>> Start Data segment
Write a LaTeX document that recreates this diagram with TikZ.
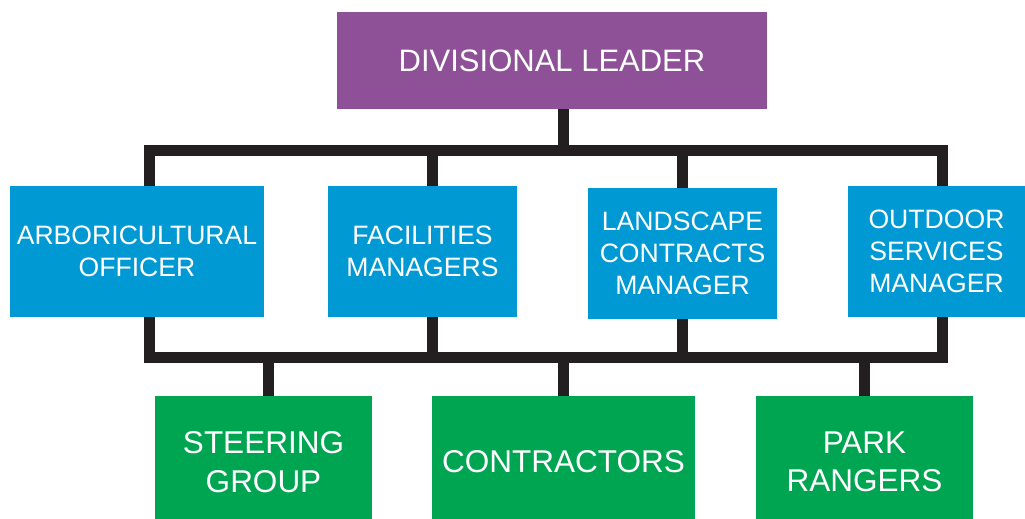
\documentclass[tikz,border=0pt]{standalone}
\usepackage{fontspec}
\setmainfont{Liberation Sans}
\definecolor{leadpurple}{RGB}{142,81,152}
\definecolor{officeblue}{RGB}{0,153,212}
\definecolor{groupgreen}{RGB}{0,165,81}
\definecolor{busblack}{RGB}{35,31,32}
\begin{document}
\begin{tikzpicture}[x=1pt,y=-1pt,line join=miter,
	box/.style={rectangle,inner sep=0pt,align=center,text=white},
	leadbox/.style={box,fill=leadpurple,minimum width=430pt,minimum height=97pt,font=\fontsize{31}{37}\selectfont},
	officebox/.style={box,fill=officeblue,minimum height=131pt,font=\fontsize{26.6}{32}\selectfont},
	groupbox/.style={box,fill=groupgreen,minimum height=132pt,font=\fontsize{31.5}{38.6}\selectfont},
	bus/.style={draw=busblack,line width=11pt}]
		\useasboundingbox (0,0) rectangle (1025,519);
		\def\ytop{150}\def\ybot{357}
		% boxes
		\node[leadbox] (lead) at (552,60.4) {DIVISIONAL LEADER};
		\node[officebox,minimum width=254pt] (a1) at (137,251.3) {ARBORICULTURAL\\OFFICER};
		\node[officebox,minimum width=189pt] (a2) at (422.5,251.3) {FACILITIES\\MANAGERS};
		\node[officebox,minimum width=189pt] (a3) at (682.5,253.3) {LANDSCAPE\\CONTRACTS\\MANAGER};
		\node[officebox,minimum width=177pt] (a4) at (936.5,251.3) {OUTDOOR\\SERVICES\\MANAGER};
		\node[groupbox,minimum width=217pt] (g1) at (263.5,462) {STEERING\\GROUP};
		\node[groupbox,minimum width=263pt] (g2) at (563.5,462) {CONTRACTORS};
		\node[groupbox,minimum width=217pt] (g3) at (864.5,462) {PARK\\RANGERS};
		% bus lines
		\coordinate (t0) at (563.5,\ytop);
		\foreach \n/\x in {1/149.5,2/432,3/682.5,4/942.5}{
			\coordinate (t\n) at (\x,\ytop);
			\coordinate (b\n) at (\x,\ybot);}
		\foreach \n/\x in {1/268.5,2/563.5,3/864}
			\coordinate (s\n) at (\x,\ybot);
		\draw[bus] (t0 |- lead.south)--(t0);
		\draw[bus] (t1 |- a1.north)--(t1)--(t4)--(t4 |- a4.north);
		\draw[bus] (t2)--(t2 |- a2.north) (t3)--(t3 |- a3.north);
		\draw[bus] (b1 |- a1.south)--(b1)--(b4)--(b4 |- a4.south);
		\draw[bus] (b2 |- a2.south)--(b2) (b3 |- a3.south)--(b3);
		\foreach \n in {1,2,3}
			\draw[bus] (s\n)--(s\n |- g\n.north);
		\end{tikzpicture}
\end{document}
>> End Data segment
• Exercise requirements: Extract all the data above exactly, excluding every picture.

• Written solution:
Write a LaTeX document that recreates this diagram with TikZ.
\documentclass[tikz,border=0pt]{standalone}
\usepackage{fontspec}
\setmainfont{Liberation Sans}
\definecolor{leadpurple}{RGB}{142,81,152}
\definecolor{officeblue}{RGB}{0,153,212}
\definecolor{groupgreen}{RGB}{0,165,81}
\definecolor{busblack}{RGB}{35,31,32}
\begin{document}
\begin{tikzpicture}[x=1pt,y=-1pt,line join=miter,
	box/.style={rectangle,inner sep=0pt,align=center,text=white},
	leadbox/.style={box,fill=leadpurple,minimum width=430pt,minimum height=97pt,font=\fontsize{31}{37}\selectfont},
	officebox/.style={box,fill=officeblue,minimum height=131pt,font=\fontsize{26.6}{32}\selectfont},
	groupbox/.style={box,fill=groupgreen,minimum height=132pt,font=\fontsize{31.5}{38.6}\selectfont},
	bus/.style={draw=busblack,line width=11pt}]
		\useasboundingbox (0,0) rectangle (1025,519);
		\def\ytop{150}\def\ybot{357}
		% boxes
		\node[leadbox] (lead) at (552,60.4) {DIVISIONAL LEADER};
		\node[officebox,minimum width=254pt] (a1) at (137,251.3) {ARBORICULTURAL\\OFFICER};
		\node[officebox,minimum width=189pt] (a2) at (422.5,251.3) {FACILITIES\\MANAGERS};
		\node[officebox,minimum width=189pt] (a3) at (682.5,253.3) {LANDSCAPE\\CONTRACTS\\MANAGER};
		\node[officebox,minimum width=177pt] (a4) at (936.5,251.3) {OUTDOOR\\SERVICES\\MANAGER};
		\node[groupbox,minimum width=217pt] (g1) at (263.5,462) {STEERING\\GROUP};
		\node[groupbox,minimum width=263pt] (g2) at (563.5,462) {CONTRACTORS};
		\node[groupbox,minimum width=217pt] (g3) at (864.5,462) {PARK\\RANGERS};
		% bus lines
		\coordinate (t0) at (563.5,\ytop);
		\foreach \n/\x in {1/149.5,2/432,3/682.5,4/942.5}{
			\coordinate (t\n) at (\x,\ytop);
			\coordinate (b\n) at (\x,\ybot);}
		\foreach \n/\x in {1/268.5,2/563.5,3/864}
			\coordinate (s\n) at (\x,\ybot);
		\draw[bus] (t0 |- lead.south)--(t0);
		\draw[bus] (t1 |- a1.north)--(t1)--(t4)--(t4 |- a4.north);
		\draw[bus] (t2)--(t2 |- a2.north) (t3)--(t3 |- a3.north);
		\draw[bus] (b1 |- a1.south)--(b1)--(b4)--(b4 |- a4.south);
		\draw[bus] (b2 |- a2.south)--(b2) (b3 |- a3.south)--(b3);
		\foreach \n in {1,2,3}
			\draw[bus] (s\n)--(s\n |- g\n.north);
		\end{tikzpicture}
\end{document}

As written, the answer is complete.